Governor Tiff Macklem made clear that the central bank isn’t married to either direction. The BoC is prepared to cut or hike rates depending on how these external shocks play out.

Two crises, one rate decision

The Bank of Canada is staring down two problems that pull in opposite directions.

On one side, the conflict in Iran has sent global oil prices surging since February 2026. That’s pushing inflation higher, the kind of pressure that typically calls for rate increases. Disrupted shipping routes and spiking energy costs are feeding into consumer prices across the board.

On the other side, US tariffs continue to weigh on Canadian exports and domestic growth. The BoC explicitly flagged American trade policy as detrimental to the Canadian economy, with an outlook dependent on the stability of those tariffs.

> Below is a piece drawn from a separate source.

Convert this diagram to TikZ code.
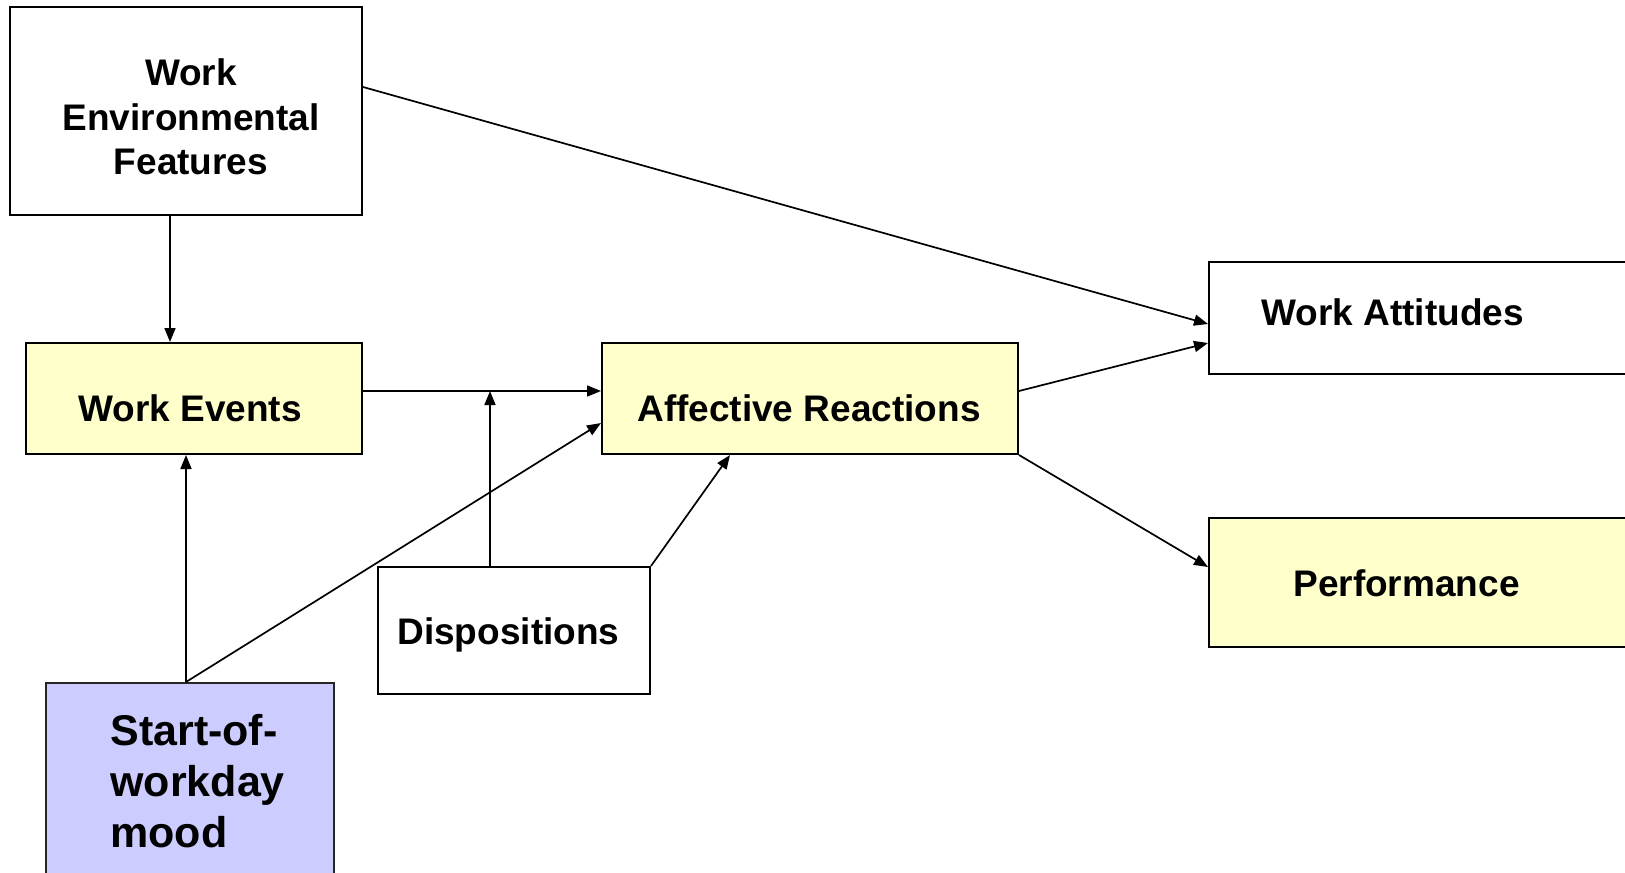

The next scheduled rate decision lands on June 10, 2026.

What the rate hold means in context

The BoC first held at 2.25% during its March 18 meeting, making this the second consecutive hold at this level.

Macklem’s comments reinforced uncertainty about the path forward. He pointed to heightened market volatility, disrupted global supply chains, and a lowered growth outlook for Canada as factors complicating the decision.

What this means for crypto and risk assets

The BoC’s stance matters because if the bank eventually cuts to support growth, that would likely weaken the Canadian dollar. If it hikes to combat energy-driven inflation, tighter financial conditions could pressure speculative assets.

The bank’s ongoing exploration of a central bank digital currency adds another dimension to watch. While the CBDC project hasn’t produced a concrete launch timeline, the BoC continues to study digital currency infrastructure during this period of significant monetary policy uncertainty.

For investors positioning ahead of the June 10 decision, the key variables to monitor are oil price trajectory, any escalation or de-escalation in the Iran conflict, and signals from Washington on trade policy.